SG : À questionner le réel. Il ne sert pas qu'à cela, mais nous l'envisageons personnellement comme une manière d'interroger le réel tel qu'on nous le donne à voir, ou tel qu'on le voit soi-même. Et par là-même il sert à remettre en cause nos conditions d'existence. Il devrait peut-être servir aussi à proposer formellement de nouvelles manières de représenter le monde. C'est aussi un acte critique qui a fondamentalement à voir avec la colère, le désespoir, le rire...

CM : Comment faire pour changer la société ? Le recours éventuel à la violence est-il légitime ?

SG : La question se pose, c'est sûr, mais à mon avis ce n'est pas ici et comme ça que je veux ou peux y répondre.

PC : Je n’ai pas de légitimité pour répondre à ces questions. Mais à l’évidence la question se pose. À l’intérieur de certains groupes filmés dans Volem…, des gens s’interrogent. Cette question est aussi soulevée dans l’un de mes derniers films Ni vieux, ni traîtres (coréalisé avec Georges Minangoy), notamment par des proches du groupe Action directe qui ont voulu changer le monde les armes à la main. Sans succès.

CM : Parlez-nous de vos autres films ; Pierre Carles est, entre autres, l’auteur de deux films très critiques sur les médias, Pas vu pas pris, et Enfin pris ?. Pourriez-vous en dire deux mots ? Et sur vous-même, Stéphane Goxe ?

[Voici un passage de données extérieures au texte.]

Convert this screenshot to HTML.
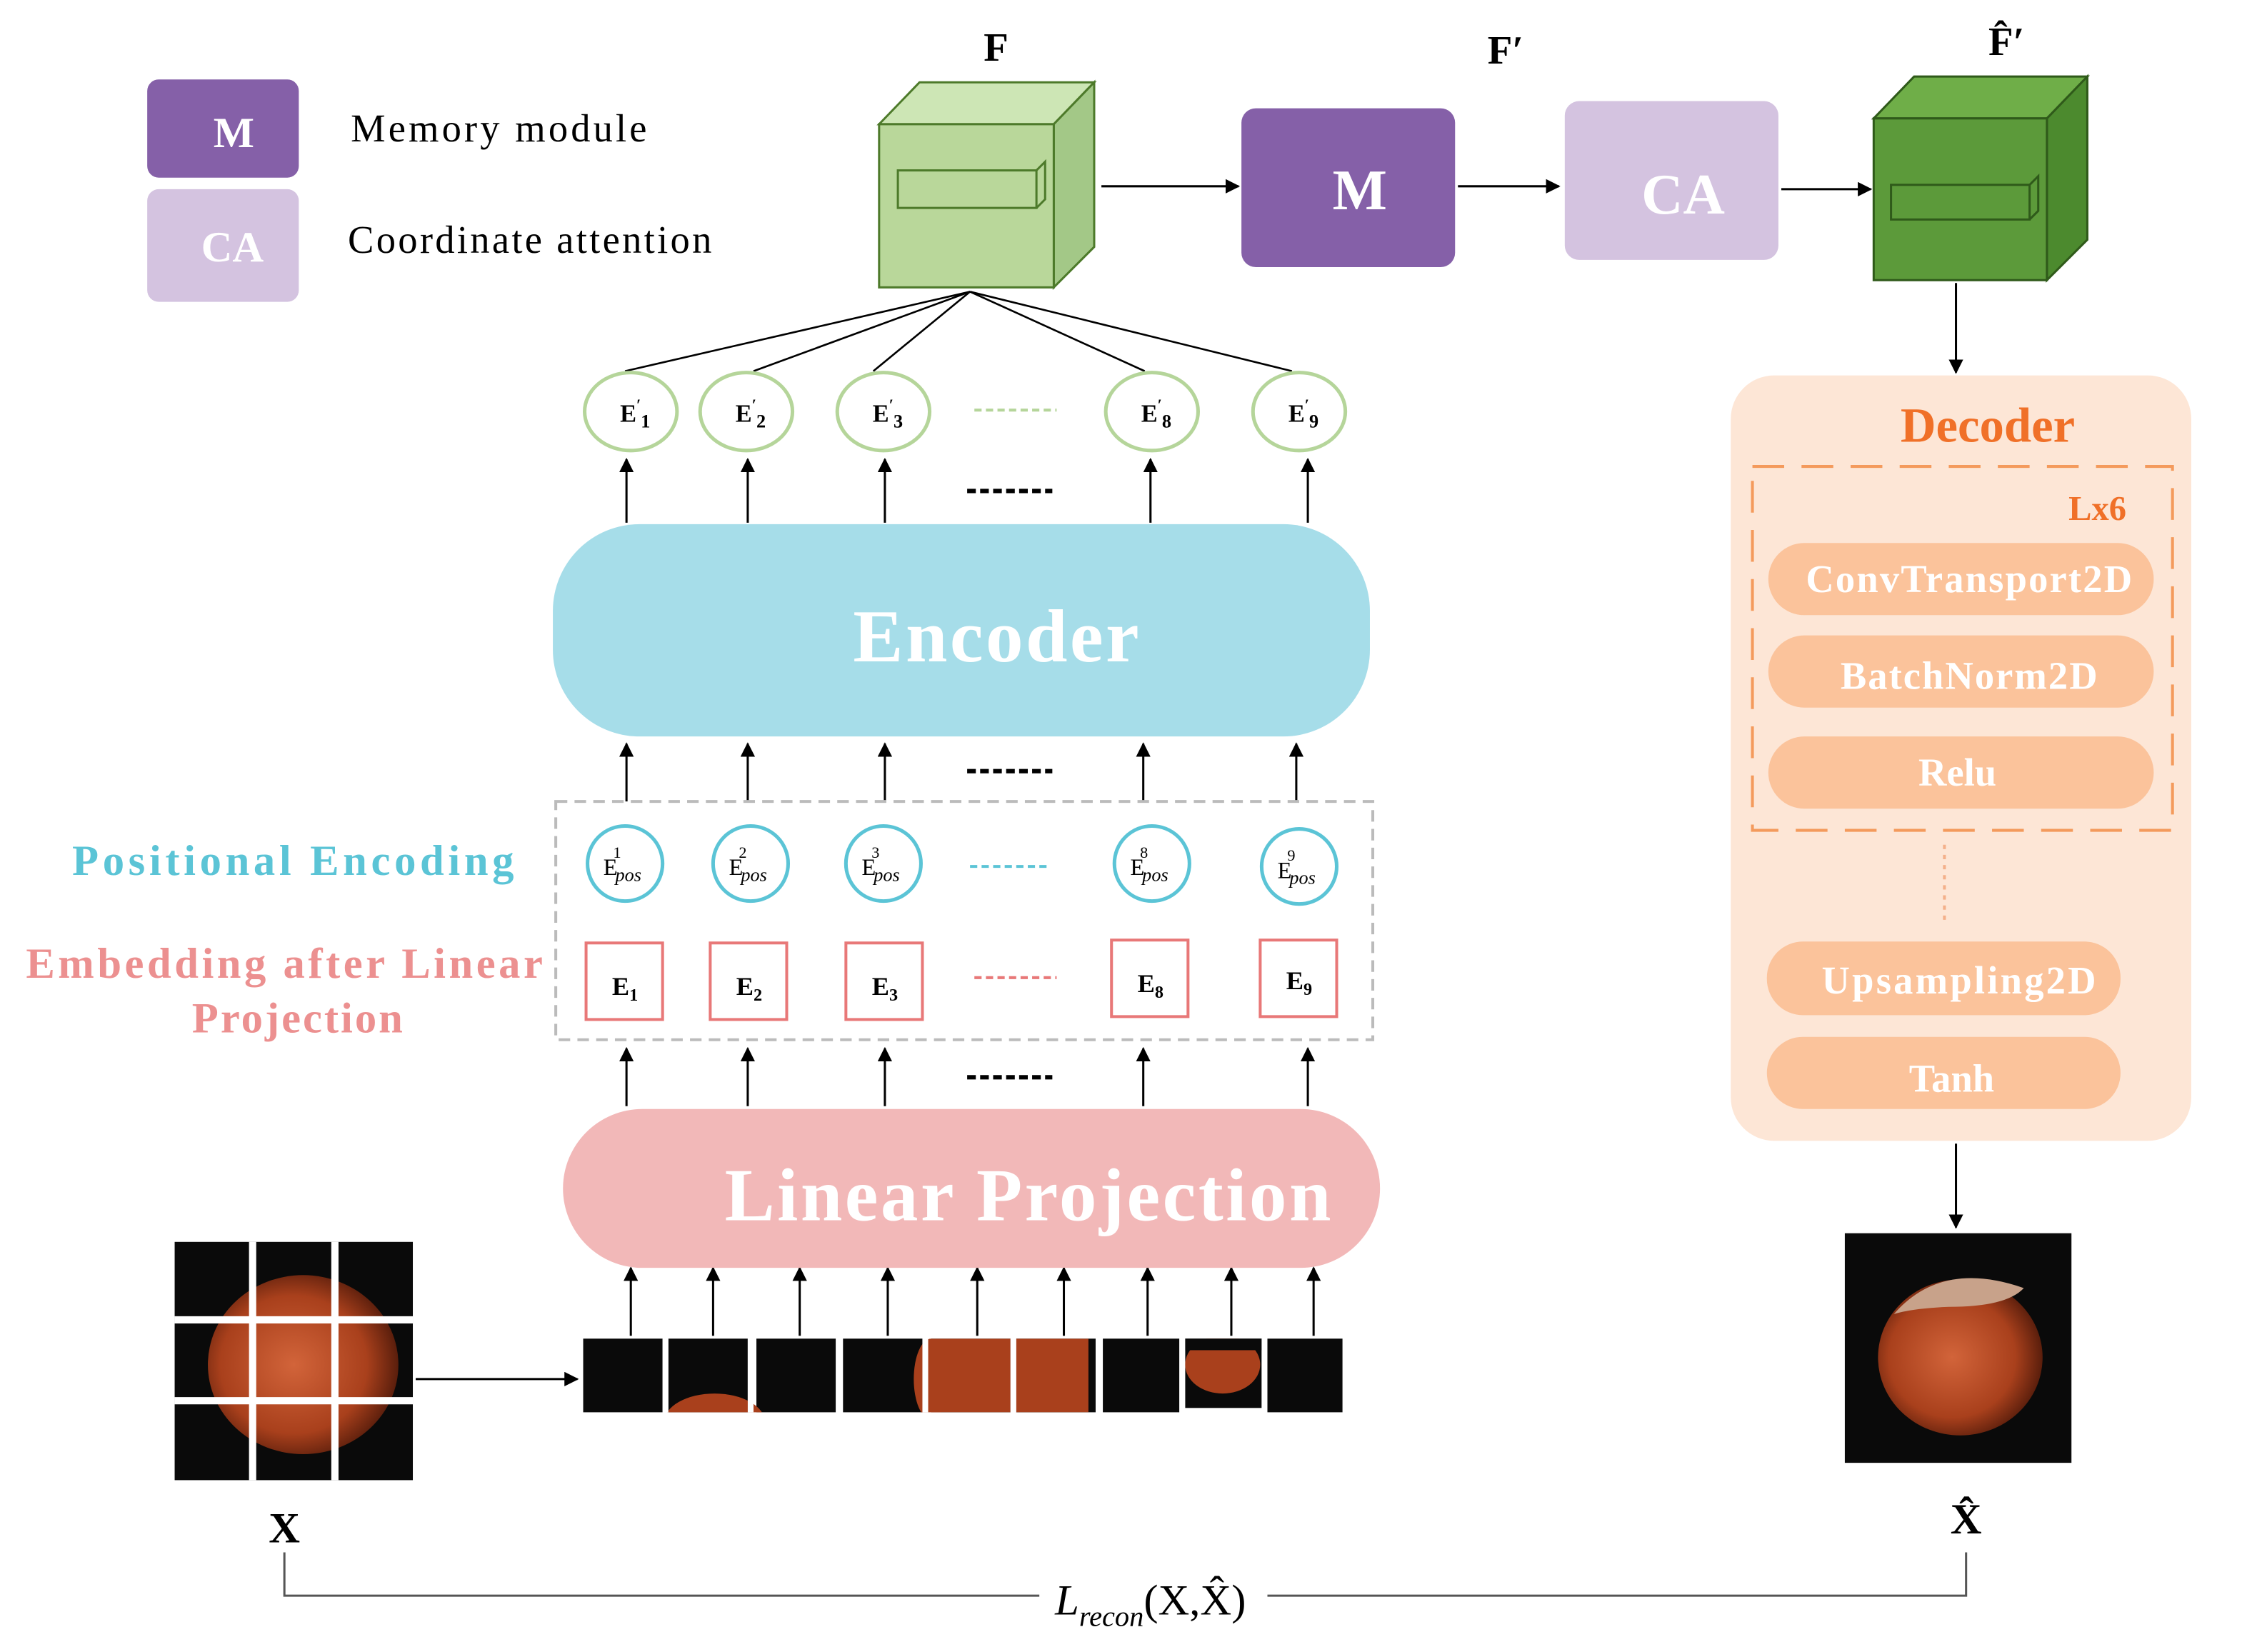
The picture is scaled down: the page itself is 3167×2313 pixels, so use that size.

PC : Dans Pas vu pas pris (1998) et Enfin pris ? (2002), il est question de la censure fine ou grossière à l’œuvre dans les grands médias français. Ce sont des films qui ont été boycottés par la télévision française, raison pour laquelle ils battent des records de diffusion pirate sur internet. Mais il n’est pas interdit de les acheter aussi en Dvd pour soutenir nos productions indépendantes! Ce sont les recettes de Pas vu pas pris qui ont permis la production du seul portrait réalisé de son vivant du sociologue Pierre Bourdieu. Quant à Attention danger travail, il a été fabriqué, entre autre, grâce à une souscription lancée pour sortir une version vidéo courte du film donnant un avant-goût de ce dernier.

SG : J’ai fait des films qui ont à voir avec des expériences de résistance populaire, notamment en Amérique du Sud (Mari Chi Weu, sur la lutte des indiens Mapuches au Chili, Tu n'es pas mort avec toi, où comment les enfants des victimes de la dictature se battent contre l'impunité en Argentine). Mais ce sont aussi des films qui essayent de bousculer la vision, généralement imposée par les médias, que l'on a en Europe de la situation dans ces pays ; des films qui, en refusant toute place à l'exotisme, tentent de mettre en rapport des mécanismes de répression et de domination qui sont à l'oeuvre des deux côtés de l'océan (c’est le cas dans Chili, dans l'ombre du jaguar).   

CM : Quels sont vos projets ?

PC : Je viens de finir un documentaire sur le Professeur Choron, le fondateur de Hara Kiri et Charlie Hebdo, coréalisé avec le dessinateur Martin. Choron et sa bande de dessinateurs ont joué un rôle similaire à celui des Monty Python en Grande Bretagne. Un an et demi après sa mort, nous voulons lui rendre justice alors que certains humoristes, qui lui doivent tout ou presque, occultent l’importance de son œuvre. Avec ma productrice Annie Gonzalez, nous avons deux autres projets de films : un premier autour de " la fin du monde " ; un autre sur la manière dont les médias privés vénézueliens ont essayé de faire tomber le président élu Hugo Chavez, en cherchant à savoir si pareille tentative de coup d’état médiatique pourrait survenir en Europe. Enfin j’ai aussi, avec ma femme, un " vieux " projet auquel on s’attaquera un jour : un film sur le chanteur français Nino Ferrer.

SG : Dans l'immédiat, j’ai un chantier sur la forme courte, façon ciné-tract. Plus tard, on verra, mais je dois dire que je trouve assez fascinant les efforts, parfois pathétiques et désespérés, produits par le " système " pour susciter de l'adhésion à certaines de ses valeurs de plus en plus contestées ou délaissées. Que peut-on encore gober, jusqu'où ira le grand écart entre la réalité ses représentations ? Il s'agirait de porter un regard sur la part grotesque de la barbarie ; ça peut faire un film à la fois absurde et effrayant.